Each line containing the word "diagram" should be found and copied.

— START OF Source material —

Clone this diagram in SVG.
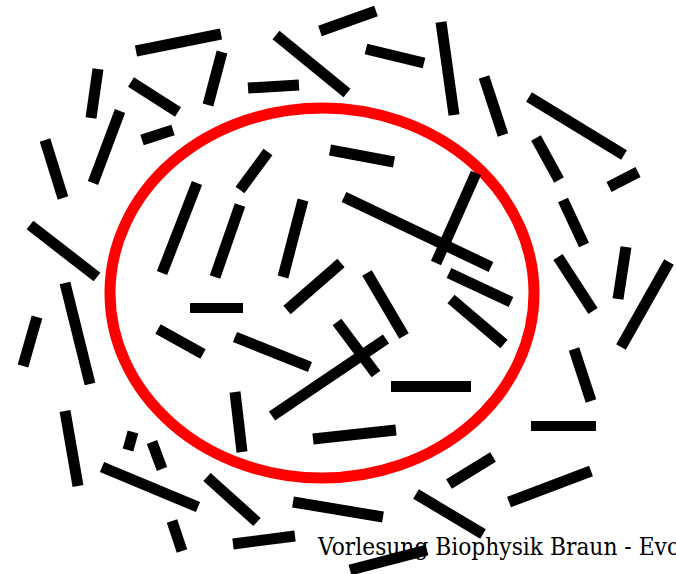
<svg xmlns="http://www.w3.org/2000/svg" width="676" height="574" viewBox="0 0 676 574">
<style>
.rod{stroke:#000;stroke-width:11;stroke-linecap:butt;fill:none}
.bar{fill:#000}
.cell{fill:none;stroke:#ff0000;stroke-width:11}
</style>
<rect width="676" height="574" fill="#fff"/>
<ellipse id="membrane" class="cell" cx="322" cy="293" rx="212" ry="185"/>
<g id="rods">
<line class="rod" x1="136" y1="51" x2="221" y2="34"/>
<line class="rod" x1="98" y1="69" x2="91" y2="118"/>
<line class="rod" x1="131" y1="82" x2="178" y2="112"/>
<line class="rod" x1="222" y1="52" x2="208" y2="105"/>
<line class="rod" x1="248" y1="88" x2="299" y2="85"/>
<line class="rod" x1="276" y1="35" x2="347" y2="93"/>
<line class="rod" x1="142" y1="140" x2="173" y2="130"/>
<line class="rod" x1="120" y1="111" x2="93" y2="183"/>
<line class="rod" x1="45" y1="140" x2="63" y2="198"/>
<line class="rod" x1="30" y1="225" x2="97" y2="277"/>
<line class="rod" x1="268" y1="152" x2="240" y2="190"/>
<line class="rod" x1="197" y1="183" x2="162" y2="273"/>
<line class="rod" x1="240" y1="205" x2="215" y2="277"/>
<line class="rod" x1="303" y1="200" x2="283" y2="277"/>
<line class="rod" x1="341" y1="263" x2="287" y2="310"/>
<line class="rod" x1="320" y1="31" x2="376" y2="11"/>
<line class="rod" x1="330" y1="150" x2="394" y2="162"/>
<line class="rod" x1="65" y1="283" x2="90" y2="384"/>
<line class="rod" x1="441" y1="22" x2="454" y2="115"/>
<line class="rod" x1="366" y1="49" x2="424" y2="63"/>
<line class="rod" x1="484" y1="77" x2="503" y2="135"/>
<line class="rod" x1="529" y1="97" x2="624" y2="155"/>
<line class="rod" x1="536" y1="138" x2="559" y2="180"/>
<line class="rod" x1="609" y1="187" x2="638" y2="172"/>
<line class="rod" x1="563" y1="200" x2="584" y2="245"/>
<line class="rod" x1="344" y1="197" x2="491" y2="267"/>
<line class="rod" x1="476" y1="173" x2="436" y2="263"/>
<line class="rod" x1="449" y1="273" x2="511" y2="302"/>
<line class="rod" x1="367" y1="273" x2="404" y2="336"/>
<line class="rod" x1="558" y1="257" x2="593" y2="311"/>
<line class="rod" x1="626" y1="247" x2="618" y2="299"/>
<line class="rod" x1="669" y1="262" x2="621" y2="347"/>
<rect class="bar" x="190" y="303" width="53" height="10"/>
<line class="rod" x1="37" y1="317" x2="23" y2="366"/>
<line class="rod" x1="158" y1="329" x2="203" y2="354"/>
<line class="rod" x1="235" y1="337" x2="310" y2="367"/>
<line class="rod" x1="337" y1="322" x2="376" y2="374"/>
<line class="rod" x1="272" y1="416" x2="386" y2="339"/>
<line class="rod" x1="235" y1="392" x2="242" y2="452"/>
<line class="rod" x1="65" y1="411" x2="78" y2="486"/>
<line class="rod" x1="133" y1="432" x2="128" y2="450"/>
<line class="rod" x1="152" y1="442" x2="162" y2="469"/>
<line class="rod" x1="102" y1="467" x2="198" y2="507"/>
<line class="rod" x1="207" y1="477" x2="257" y2="522"/>
<line class="rod" x1="172" y1="521" x2="182" y2="551"/>
<line class="rod" x1="233" y1="544" x2="295" y2="536"/>
<line class="rod" x1="293" y1="502" x2="383" y2="517"/>
<line class="rod" x1="313" y1="439" x2="396" y2="430"/>
<rect class="bar" x="391" y="381" width="80" height="11"/>
<rect class="bar" x="531" y="421" width="65" height="10"/>
<line class="rod" x1="451" y1="299" x2="504" y2="344"/>
<line class="rod" x1="574" y1="349" x2="591" y2="401"/>
<line class="rod" x1="449" y1="484" x2="493" y2="457"/>
<line class="rod" x1="509" y1="502" x2="591" y2="471"/>
<line class="rod" x1="416" y1="494" x2="483" y2="534"/>
<line class="rod" x1="350" y1="570" x2="427" y2="550"/>
</g>
<text x="318" y="555" font-family="DejaVu Serif, serif" font-size="24" textLength="362" lengthAdjust="spacingAndGlyphs" fill="#000">Vorlesung Biophysik Braun - Evo</text>
</svg>
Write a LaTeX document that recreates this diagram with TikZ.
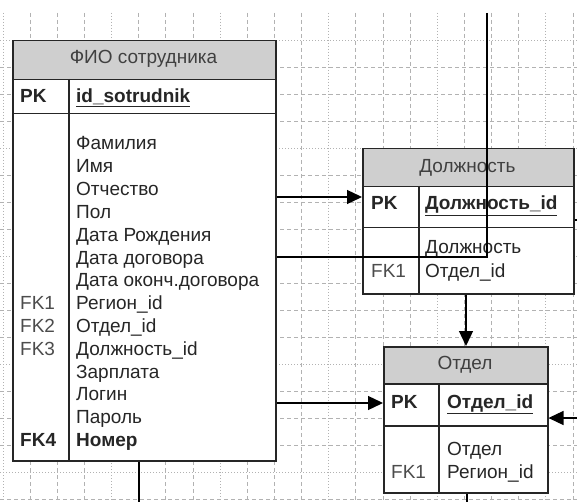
\documentclass[tikz,border=0pt]{standalone}
\usepackage{fontspec}
\setmainfont{Liberation Sans}
\usetikzlibrary{arrows.meta}

\begin{document}
\begin{tikzpicture}[x=1pt,y=-1pt,
  gridminor/.style={draw=black!30, line width=0.7pt, dash pattern=on 4pt off 3pt},
  gridmajor/.style={draw=black!30, line width=0.7pt, dash pattern=on 1pt off 2pt},
  tblhead/.style={draw=black!85, line width=1.5pt, fill=black!19, inner sep=0pt, anchor=north west},
  tblcell/.style={draw=black!85, line width=1.5pt, fill=white, inner sep=0pt, anchor=north west},
  coltext/.style={anchor=base west, inner sep=0pt, text=black!85, font=\fontsize{19}{21}\selectfont},
  headtext/.style={inner sep=0pt, text=black!75, font=\fontsize{19}{21}\selectfont},
  keytext/.style={anchor=base west, inner sep=0pt, text=black!85, font=\fontsize{19}{21}\selectfont\bfseries},
  fktext/.style={anchor=base west, inner sep=0pt, text=black!70, font=\fontsize{19}{21}\selectfont},
  link/.style={draw=black, line width=1.3pt},
  arrowlink/.style={link, -{Triangle[length=15pt,width=14pt]}}
]
\useasboundingbox (0,0) rectangle (577,502);
\fill[white] (0,0) rectangle (577,502);

% background grid
\foreach \k in {0,...,21}{
  \pgfmathsetmacro{\gx}{3+27.14*\k}
  \pgfmathtruncatemacro{\km}{mod(\k,4)}
  \ifnum\km=0
    \draw[gridmajor] (\gx,13) -- (\gx,502);
  \else
    \draw[gridminor] (\gx,13) -- (\gx,502);
  \fi
}
\foreach \k in {0,...,17}{
  \pgfmathsetmacro{\gy}{40+27*\k}
  \pgfmathtruncatemacro{\km}{mod(\k,4)}
  \ifnum\km=0
    \draw[gridmajor] (0,\gy) -- (577,\gy);
  \else
    \draw[gridminor] (0,\gy) -- (577,\gy);
  \fi
}

% ---- table: ФИО сотрудника ----
\node[tblhead, minimum width=263pt, minimum height=39pt] (emphead) at (12,40) {};
\node[tblcell, minimum width=263pt, minimum height=34pt] (emppk) at (12,79) {};
\node[tblcell, minimum width=263pt, minimum height=347pt] (empbody) at (12,113) {};
\draw[draw=black!85, line width=1.5pt] (69,79) -- (69,460);
\node[headtext] (empname) at (143.5,59) {ФИО сотрудника};
\node[keytext] (emppklbl) at (20,102.5) {PK};
\node[keytext] (emppkfld) at (76,102.5) {\underline{id\_sotrudnik}};
\foreach \t [count=\i from 0] in {Фамилия,Имя,Отчество,Пол,Дата Рождения,Дата договора,Дата оконч.договора,Регион\_id,Отдел\_id,Должность\_id,Зарплата,Логин,Пароль}{
  \node[coltext] (empf\i) at (76,{150+22.8*\i}) {\t};
}
\node[fktext] (empfk1) at (20,{150+22.8*7}) {FK1};
\node[fktext] (empfk2) at (20,{150+22.8*8}) {FK2};
\node[fktext] (empfk3) at (20,{150+22.8*9}) {FK3};
\node[keytext] (empfk4) at (20,{150+22.8*13}) {FK4};
\node[keytext] (empf13) at (76,{150+22.8*13}) {Номер};

% ---- table: Должность ----
\node[tblhead, minimum width=211pt, minimum height=38pt] (poshead) at (362,148) {};
\node[tblcell, minimum width=211pt, minimum height=41pt] (pospk) at (362,186) {};
\node[tblcell, minimum width=211pt, minimum height=66pt] (posbody) at (362,227) {};
\draw[draw=black!85, line width=1.5pt] (419,186) -- (419,293);
\node[headtext] (posname) at (467.5,168) {Должность};
\node[keytext] (pospklbl) at (371,210) {PK};
\node[keytext] (pospkfld) at (425,210) {\underline{Должность\_id}};
\node[coltext] (posf0) at (425,254) {Должность};
\node[fktext] (posfk1) at (371,277.5) {FK1};
\node[coltext] (posf1) at (425,277.5) {Отдел\_id};

% ---- table: Отдел ----
\node[tblhead, minimum width=164pt, minimum height=37pt] (dephead) at (383,346) {};
\node[tblcell, minimum width=164pt, minimum height=42pt] (deppk) at (383,383) {};
\node[tblcell, minimum width=164pt, minimum height=67pt] (depbody) at (383,425) {};
\draw[draw=black!85, line width=1.5pt] (439,383) -- (439,492);
\node[headtext] (depname) at (465,364.5) {Отдел};
\node[keytext] (deppklbl) at (391,408.5) {PK};
\node[keytext] (deppkfld) at (447,408.5) {\underline{Отдел\_id}};
\node[coltext] (depf0) at (447,455) {Отдел};
\node[fktext] (depfk1) at (391,478.5) {FK1};
\node[coltext] (depf1) at (447,478.5) {Регион\_id};

% ---- connectors ----
\coordinate (topin) at (487,13);
\coordinate (bend) at (487,257);
\coordinate (bottomA) at (139,502);
\coordinate (bottomB) at (467,502);
\coordinate (rightin) at (577,418);
\coordinate (rightout) at (577,220);

\draw[link] (topin) -- (bend) -- (empbody.east |- bend);
\draw[arrowlink] (empbody.east |- 0,197) -- (poshead.west |- 0,197);
\draw[arrowlink] (posbody.south -| 466,0) -- (dephead.north -| 466,0);
\draw[arrowlink] (empbody.east |- 0,403) -- (deppk.west |- 0,403);
\draw[arrowlink] (rightin) -- (depbody.east |- rightin);
\draw[link] (empbody.south -| bottomA) -- (bottomA);
\draw[link] (depbody.south -| bottomB) -- (bottomB);
\draw[link] (pospk.east |- rightout) -- (rightout);
\end{tikzpicture}
\end{document}
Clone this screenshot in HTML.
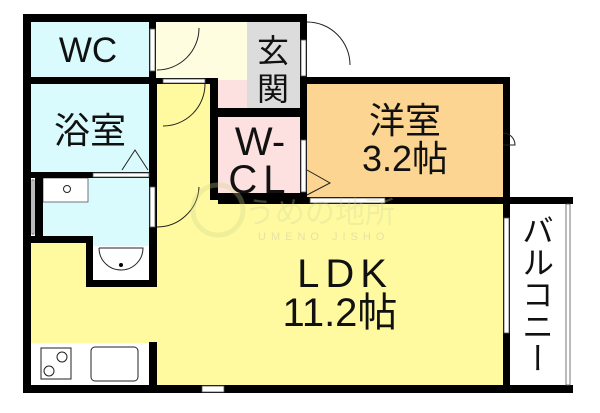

— END OF Source material —

• Solved problem:
Clone this diagram in SVG.
Write a LaTeX document that recreates this diagram with TikZ.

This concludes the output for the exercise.